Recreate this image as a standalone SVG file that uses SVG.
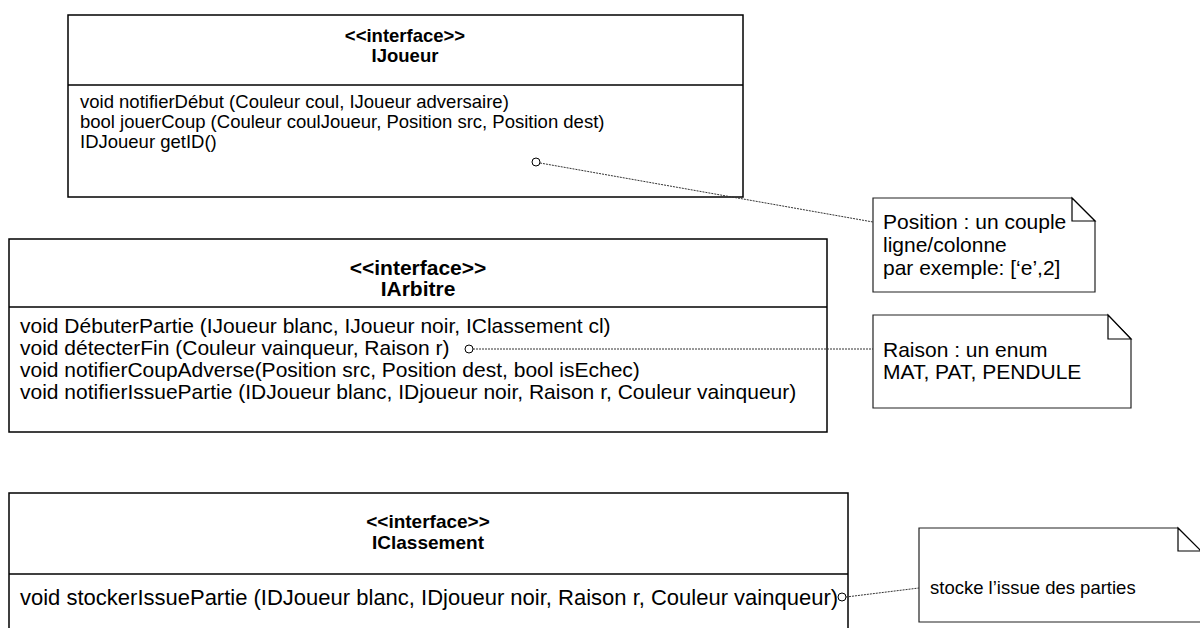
<svg xmlns="http://www.w3.org/2000/svg" width="1200" height="628" viewBox="0 0 1200 628">
<style>
.box{fill:#fff;stroke:#000;stroke-width:1.5}
.div{stroke:#000;stroke-width:1.3}
.note{fill:#fff;stroke:#222;stroke-width:1.2}
.fold{fill:#fff;stroke:#000;stroke-width:1.2}
.t{font-family:"Liberation Sans",Arial,sans-serif;fill:#000}
.h{font-family:"Liberation Sans",Arial,sans-serif;font-weight:bold;fill:#000;text-anchor:middle}
.s18{font-size:18.5px}
.s19{font-size:19px}
.s21{font-size:21px}
.s22{font-size:22px}
.c{stroke:#333;stroke-width:1;stroke-dasharray:2,1;fill:none}
.pin{fill:#fff;stroke:#000;stroke-width:1}
</style>
<rect width="1200" height="628" fill="#fff"/>
<g id="IJoueur">
<rect class="box" x="68" y="15" width="675" height="182"/>
<line class="div" x1="68" y1="85" x2="743" y2="85"/>
<text class="h s18" x="405" y="42">&lt;&lt;interface&gt;&gt;</text>
<text class="h s18" x="405" y="62">IJoueur</text>
<text class="t s18" x="80" y="108">void notifierDébut (Couleur coul, IJoueur adversaire)</text>
<text class="t s18" x="80" y="128">bool jouerCoup (Couleur coulJoueur, Position src, Position dest)</text>
<text class="t s18" x="80" y="148">IDJoueur getID()</text>
</g>
<g id="IArbitre">
<rect class="box" x="9" y="239" width="818" height="193"/>
<line class="div" x1="9" y1="307" x2="827" y2="307"/>
<text class="h s21" x="418" y="275">&lt;&lt;interface&gt;&gt;</text>
<text class="h s21" x="418" y="296">IArbitre</text>
<text class="t s21" x="20" y="333">void DébuterPartie (IJoueur blanc, IJoueur noir, IClassement cl)</text>
<text class="t s21" x="20" y="355">void détecterFin (Couleur vainqueur, Raison r)</text>
<text class="t s21" x="20" y="377">void notifierCoupAdverse(Position src, Position dest, bool isEchec)</text>
<text class="t s21" x="20" y="399">void notifierIssuePartie (IDJoueur blanc, IDjoueur noir, Raison r, Couleur vainqueur)</text>
</g>
<g id="IClassement">
<rect class="box" x="9" y="493" width="839" height="150"/>
<line class="div" x1="9" y1="574" x2="848" y2="574"/>
<text class="h s19" x="428" y="528">&lt;&lt;interface&gt;&gt;</text>
<text class="h s19" x="428" y="549">IClassement</text>
<text class="t s22" x="20" y="605">void stockerIssuePartie (IDJoueur blanc, IDjoueur noir, Raison r, Couleur vainqueur)</text>
</g>
<g id="note-position">
<path class="note" d="M873,198 H1072 L1095,221 V292 H873 Z"/>
<path class="fold" d="M1072,198 V221 H1095 Z"/>
<text class="t s21" x="883" y="229">Position : un couple</text>
<text class="t s21" x="883" y="252">ligne/colonne</text>
<text class="t s21" x="883" y="275">par exemple: [‘e’,2]</text>
</g>
<g id="note-raison">
<path class="note" d="M873,315 H1108 L1131,339 V408 H873 Z"/>
<path class="fold" d="M1108,315 V339 H1131 Z"/>
<text class="t s21" x="883" y="357">Raison : un enum</text>
<text class="t s21" x="883" y="379">MAT, PAT, PENDULE</text>
</g>
<g id="note-classement">
<path class="note" d="M919,528 H1178 L1201,551 V622 H919 Z"/>
<path class="fold" d="M1178,528 V551 H1201 Z"/>
<text class="t s18" x="930" y="594">stocke l’issue des parties</text>
</g>
<g id="connectors">
<line class="c" x1="540" y1="163" x2="873" y2="222"/>
<line class="c" x1="473" y1="349" x2="873" y2="349"/>
<line class="c" x1="846" y1="597" x2="919" y2="588"/>
<circle class="pin" cx="536" cy="162" r="4"/>
<circle class="pin" cx="469" cy="349" r="4"/>
<circle class="pin" cx="842" cy="597" r="4"/>
</g>
</svg>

━━━━━━

# Task requirements
Transcribe the whole listing exactly. Pictures are excluded.

# Exercise output
Recreate this image as a standalone SVG file that uses SVG.
<svg xmlns="http://www.w3.org/2000/svg" width="1200" height="628" viewBox="0 0 1200 628">
<style>
.box{fill:#fff;stroke:#000;stroke-width:1.5}
.div{stroke:#000;stroke-width:1.3}
.note{fill:#fff;stroke:#222;stroke-width:1.2}
.fold{fill:#fff;stroke:#000;stroke-width:1.2}
.t{font-family:"Liberation Sans",Arial,sans-serif;fill:#000}
.h{font-family:"Liberation Sans",Arial,sans-serif;font-weight:bold;fill:#000;text-anchor:middle}
.s18{font-size:18.5px}
.s19{font-size:19px}
.s21{font-size:21px}
.s22{font-size:22px}
.c{stroke:#333;stroke-width:1;stroke-dasharray:2,1;fill:none}
.pin{fill:#fff;stroke:#000;stroke-width:1}
</style>
<rect width="1200" height="628" fill="#fff"/>
<g id="IJoueur">
<rect class="box" x="68" y="15" width="675" height="182"/>
<line class="div" x1="68" y1="85" x2="743" y2="85"/>
<text class="h s18" x="405" y="42">&lt;&lt;interface&gt;&gt;</text>
<text class="h s18" x="405" y="62">IJoueur</text>
<text class="t s18" x="80" y="108">void notifierDébut (Couleur coul, IJoueur adversaire)</text>
<text class="t s18" x="80" y="128">bool jouerCoup (Couleur coulJoueur, Position src, Position dest)</text>
<text class="t s18" x="80" y="148">IDJoueur getID()</text>
</g>
<g id="IArbitre">
<rect class="box" x="9" y="239" width="818" height="193"/>
<line class="div" x1="9" y1="307" x2="827" y2="307"/>
<text class="h s21" x="418" y="275">&lt;&lt;interface&gt;&gt;</text>
<text class="h s21" x="418" y="296">IArbitre</text>
<text class="t s21" x="20" y="333">void DébuterPartie (IJoueur blanc, IJoueur noir, IClassement cl)</text>
<text class="t s21" x="20" y="355">void détecterFin (Couleur vainqueur, Raison r)</text>
<text class="t s21" x="20" y="377">void notifierCoupAdverse(Position src, Position dest, bool isEchec)</text>
<text class="t s21" x="20" y="399">void notifierIssuePartie (IDJoueur blanc, IDjoueur noir, Raison r, Couleur vainqueur)</text>
</g>
<g id="IClassement">
<rect class="box" x="9" y="493" width="839" height="150"/>
<line class="div" x1="9" y1="574" x2="848" y2="574"/>
<text class="h s19" x="428" y="528">&lt;&lt;interface&gt;&gt;</text>
<text class="h s19" x="428" y="549">IClassement</text>
<text class="t s22" x="20" y="605">void stockerIssuePartie (IDJoueur blanc, IDjoueur noir, Raison r, Couleur vainqueur)</text>
</g>
<g id="note-position">
<path class="note" d="M873,198 H1072 L1095,221 V292 H873 Z"/>
<path class="fold" d="M1072,198 V221 H1095 Z"/>
<text class="t s21" x="883" y="229">Position : un couple</text>
<text class="t s21" x="883" y="252">ligne/colonne</text>
<text class="t s21" x="883" y="275">par exemple: [‘e’,2]</text>
</g>
<g id="note-raison">
<path class="note" d="M873,315 H1108 L1131,339 V408 H873 Z"/>
<path class="fold" d="M1108,315 V339 H1131 Z"/>
<text class="t s21" x="883" y="357">Raison : un enum</text>
<text class="t s21" x="883" y="379">MAT, PAT, PENDULE</text>
</g>
<g id="note-classement">
<path class="note" d="M919,528 H1178 L1201,551 V622 H919 Z"/>
<path class="fold" d="M1178,528 V551 H1201 Z"/>
<text class="t s18" x="930" y="594">stocke l’issue des parties</text>
</g>
<g id="connectors">
<line class="c" x1="540" y1="163" x2="873" y2="222"/>
<line class="c" x1="473" y1="349" x2="873" y2="349"/>
<line class="c" x1="846" y1="597" x2="919" y2="588"/>
<circle class="pin" cx="536" cy="162" r="4"/>
<circle class="pin" cx="469" cy="349" r="4"/>
<circle class="pin" cx="842" cy="597" r="4"/>
</g>
</svg>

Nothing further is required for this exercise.